Shivali Singh (name changed on request) is a young working professional from Meghalaya, now settled in Hyderabad. Online, she has thousands of connections. In real life, she says, she doesn’t have one person she fully trusts.

At work, the days are hard. She is often scolded by her manager. Some evenings, she breaks down and cries. The HR team checks in and offers a conversation and a few reassuring words. But there are limits to what can be said in an office room. “You can’t share everything with HR,” she says. “Some things are too personal.”

Her parents live far away. When she tries to open up, she is told to manage on her own. “My father says, ‘Handle it yourself.’” She pauses, then asks quietly, “So what do I do? Who do I talk to?”

Shivali spends most of her time indoors, except for office hours. Going out isn’t simple. Socializing often means expensive cafés, restaurant bills, or weekend trips she cannot afford. She is careful with money, sending support back home, helping her younger brother. “My colleagues go out, travel in expensive cars, and post pictures,” she says. “I don’t do that. I can’t.”

The loneliness, for her, is not about being alone. It’s about being present everywhere, yet feeling unseen. “I’m unhappy,” she says simply. And there is no dramatic pause after that. Just silence.

Why Social Media Can Feel Emotionally Unsafe, a Psychologist Explains

Social media, says Dr Mohar Mala Chatterjee, consultant psychologist, is far from a psychologically neutral space. “It is not very safe emotionally,” she explains. “People across age groups enter the same arena, and what they encounter there is constant comparison.”

According to her, the problem isn’t just screen time, but perception. “There is this strong feeling that everyone else is happy. Everyone is travelling, meeting people, living better lives except you. But what you are often seeing is just two people going out, captured from the best angle, at the best moment.”

This creates what she calls a silent, exhausting competition. “There is suppressed rivalry everywhere. Approval seeking. Validation hunger. You are comparing your everyday life with someone else’s highlight reel.” Over time, that gap between appearance and reality begins to feel unbridgeable.

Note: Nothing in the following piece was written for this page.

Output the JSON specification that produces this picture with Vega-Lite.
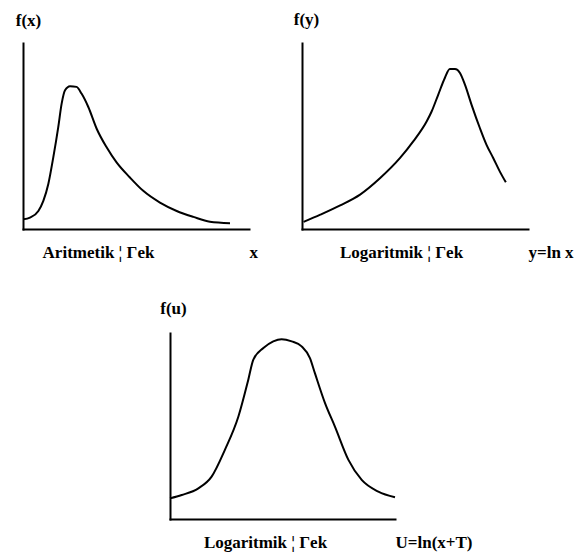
{
  "$schema": "https://vega.github.io/schema/vega-lite/v6.json",
  "background": "white",
  "padding": {"left": 15, "top": 10, "right": 5, "bottom": 5},
  "config": {
    "view": {"stroke": null},
    "font": "Liberation Serif",
    "axis": {
      "domainColor": "black",
      "domainWidth": 2,
      "domainCap": "square",
      "grid": false,
      "ticks": false,
      "titleFont": "Liberation Serif",
      "titleFontSize": 17,
      "titleFontWeight": "bold",
      "titleColor": "black",
      "labelFont": "Liberation Serif",
      "labelFontSize": 17,
      "labelFontWeight": "bold",
      "labelColor": "black",
      "labelOverlap": false,
      "labelBound": false,
      "labelFlush": false
    },
    "line": {"stroke": "black", "strokeWidth": 2, "interpolate": "monotone"}
  },
  "spacing": 39,
  "vconcat": [
    {
      "bounds": "flush",
      "spacing": 53,
      "hconcat": [
        {
          "width": 226,
          "height": 186,
          "data": {"values": [
            {"x": 0.15, "y": 5.2}, {"x": 3.1, "y": 6.1}, {"x": 6.8, "y": 9.7}, {"x": 9.0, "y": 15.1},
            {"x": 11.2, "y": 24.2}, {"x": 13.4, "y": 38.5}, {"x": 15.6, "y": 54.8}, {"x": 17.1, "y": 67.4},
            {"x": 18.6, "y": 74.6}, {"x": 20.8, "y": 76.8}, {"x": 23.7, "y": 76.4}, {"x": 25.9, "y": 72.8},
            {"x": 28.9, "y": 65.6}, {"x": 32.6, "y": 53.9}, {"x": 37.0, "y": 43.9}, {"x": 41.4, "y": 35.8},
            {"x": 47.3, "y": 27.7}, {"x": 53.2, "y": 20.5}, {"x": 60.6, "y": 14.2}, {"x": 68.0, "y": 9.7},
            {"x": 75.4, "y": 6.5}, {"x": 82.7, "y": 3.9}, {"x": 91.6, "y": 3.1}
          ]},
          "mark": {"type": "line"},
          "encoding": {
            "x": {"field": "x", "type": "quantitative",
              "scale": {"domain": [0, 100], "nice": false, "zero": false},
              "axis": {"title": "Aritmetik ¦ Γek", "titleX": 75, "titleY": 23, "titleAlign": "center", "titleBaseline": "middle",
                "values": [100], "labelExpr": "'x'", "labelAlign": "left", "labelBaseline": "middle", "labelPadding": 23, "labelDx": 3}},
            "y": {"field": "y", "type": "quantitative",
              "scale": {"domain": [0, 100], "nice": false, "zero": false},
              "axis": {"title": "f(x)", "titleAngle": 0, "titleX": 5, "titleY": -23, "titleAlign": "center", "titleBaseline": "middle", "labels": false}}
          }
        },
        {
          "width": 226,
          "height": 186,
          "data": {"values": [
            {"x": 0.7, "y": 3.8}, {"x": 8.1, "y": 7.7}, {"x": 16.9, "y": 12.7}, {"x": 25.7, "y": 18.5},
            {"x": 34.6, "y": 27.4}, {"x": 43.4, "y": 38.2}, {"x": 49.3, "y": 47.2}, {"x": 55.2, "y": 57.9},
            {"x": 57.4, "y": 63.3}, {"x": 60.3, "y": 72.3}, {"x": 63.2, "y": 81.2}, {"x": 65.4, "y": 86.0},
            {"x": 67.7, "y": 86.0}, {"x": 69.9, "y": 83.9}, {"x": 72.1, "y": 77.6}, {"x": 75.0, "y": 66.9},
            {"x": 78.7, "y": 54.3}, {"x": 81.6, "y": 45.4}, {"x": 84.6, "y": 38.2}, {"x": 87.5, "y": 31.0},
            {"x": 90.2, "y": 25.1}
          ]},
          "mark": {"type": "line"},
          "encoding": {
            "x": {"field": "x", "type": "quantitative",
              "scale": {"domain": [0, 100], "nice": false, "zero": false},
              "axis": {"title": "Logaritmik ¦ Γek", "titleX": 99, "titleY": 23, "titleAlign": "center", "titleBaseline": "middle",
                "values": [100], "labelExpr": "'y=ln x'", "labelAlign": "left", "labelBaseline": "middle", "labelPadding": 23, "labelDx": -3}},
            "y": {"field": "y", "type": "quantitative",
              "scale": {"domain": [0, 100], "nice": false, "zero": false},
              "axis": {"title": "f(y)", "titleAngle": 0, "titleX": 4, "titleY": -24, "titleAlign": "center", "titleBaseline": "middle", "labels": false}}
          }
        }
      ]
    },
    {
      "bounds": "flush",
      "spacing": 49,
      "hconcat": [
        {
          "width": 98,
          "height": 10,
          "data": {"values": []},
          "mark": {"type": "point", "opacity": 0},
          "encoding": {}
        },
        {
          "width": 225,
          "height": 186,
          "data": {"values": [
            {"x": 0, "y": 11.1}, {"x": 5.2, "y": 12.9}, {"x": 12.6, "y": 16.5}, {"x": 18.5, "y": 22.8},
            {"x": 24.4, "y": 37.2}, {"x": 30.4, "y": 55.1}, {"x": 34.8, "y": 74.9}, {"x": 37.0, "y": 85.6},
            {"x": 41.5, "y": 91.9}, {"x": 45.9, "y": 95.5}, {"x": 49.6, "y": 96.7}, {"x": 54.1, "y": 95.5},
            {"x": 58.5, "y": 92.8}, {"x": 62.2, "y": 86.5}, {"x": 64.4, "y": 78.4}, {"x": 68.9, "y": 62.3},
            {"x": 73.3, "y": 49.7}, {"x": 79.3, "y": 31.8}, {"x": 85.2, "y": 21.0}, {"x": 92.6, "y": 14.7},
            {"x": 100, "y": 11.7}
          ]},
          "mark": {"type": "line"},
          "encoding": {
            "x": {"field": "x", "type": "quantitative",
              "scale": {"domain": [0, 100], "nice": false, "zero": false},
              "axis": {"title": "Logaritmik ¦ Γek", "titleX": 95, "titleY": 23, "titleAlign": "center", "titleBaseline": "middle",
                "values": [100], "labelExpr": "'U=ln(x+T)'", "labelAlign": "left", "labelBaseline": "middle", "labelPadding": 23, "labelDx": 0}},
            "y": {"field": "y", "type": "quantitative",
              "scale": {"domain": [0, 100], "nice": false, "zero": false},
              "axis": {"title": "f(u)", "titleAngle": 0, "titleX": 3, "titleY": -25, "titleAlign": "center", "titleBaseline": "middle", "labels": false}}
          }
        }
      ]
    }
  ]
}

Dr Chatterjee also points to how digital interaction changes real-world behaviour. “You may be talking comfortably with someone online. But if that same person were sitting next to you in real life, would you still feel like talking to them?” she asks. “We are slowly losing the ease of face-to-face connection.”

Even when people step out, she adds, the habit of comparison doesn’t leave. “We go out, but we are still watching others. We don’t truly connect with anyone. Still measuring. Still scrolling.” “What remains,” she says, “is this odd mix of being seen but still distant, where everyone is present, yet few feel truly connected.”

“I feel we need to interact with real people, face to face. Otherwise, day by day, humans are becoming less social,” she adds.

Not All Scrolls Are Empty

Let’s be clear. Social media is not the villain of this story. It has helped people find communities where none existed. It keeps families connected across cities and continents. It gives voice to niche interests, support groups, and people who might otherwise feel invisible. For many, especially those living alone or far from home, it can even feel protective.

But problems begin when online connection starts replacing real interaction instead of complementing it. When scrolling becomes easier than stepping outside. When likes stand in for conversation. Moderation matters. So does mindfulness.

Sometimes, connection doesn’t require a screen at all. It can be as simple as sharing a moment with someone nearby, noticing a colleague, or having a brief chat with someone you see regularly. These small interactions remind us that life exists beyond feeds and filters.

Social media can be a bridge. But it was never meant to be the destination.

The Larger Question: When Connection Is Everywhere, Why Does Loneliness Persist?

Balakrishna and Shivali live very different lives. One is senior, well-paid, and professionally secure. The other is young, careful with money, and still finding her footing in a new city. Their loneliness looks different on the surface. Yet, at its core, it feels strikingly similar. Both are constantly connected. Both are surrounded by people. And both feel alone in ways that social media cannot soothe.

This is where the conversation needs to slow down. It would be easy to blame social media entirely. But that would be dishonest. Platforms today do real work. They help people stay in touch across distance and time. They build communities for those who feel invisible in their immediate surroundings. They offer support, information, and sometimes even safety. For many, especially those living away from home, social media is not an escape. It is a lifeline.

And yet, it is also a space that quietly reshapes how we relate to one another. It changes expectations. It amplifies comparison. It makes happiness look effortless and loneliness feel like a personal failure. Balakrishna scrolls through smiling faces and wonders why love feels absent in his life. Shivali watches colleagues post about dinners and drives she cannot afford and withdraws further into herself. Neither is weak. Neither is wrong. They are responding to a world where connection is visible everywhere but rarely deep.

What social media struggles to provide is presence. It cannot sit beside you after a hard day at work. It cannot read the pauses in your voice. It cannot offer the kind of attention that comes without an audience. Likes and comments may reassure us briefly, but they rarely replace the steady warmth of being seen and understood by another human being.

Perhaps the real question is not whether social media makes us less social, but whether it is replacing meaningful connection with constant contact. We message instead of meeting. We react instead of listening. We know many stories, but few people deeply. Over time, that gap begins to show. In how hesitant Balakrishna feels about meeting people at all. In how Shivali stays indoors, unsure where she belongs.

The answer, if there is one, does not lie in abandoning technology or romanticizing the past. It lies in balance. I’m using social media as a bridge, not a replacement. In being mindful of how much of our emotional life we outsource to screens. And in remembering that connection often begins in ordinary places. A conversation with a neighbor. A few words with the shopkeeper downstairs. A shared laugh at work. These moments may not be post-worthy, but they quietly hold us together.

Social media isn’t inherently isolating. But it does challenge us to rethink what connection really means. True friendship, after all, asks for time. It asks for presence. And it asks us to show up, not just online, but in each other’s lives.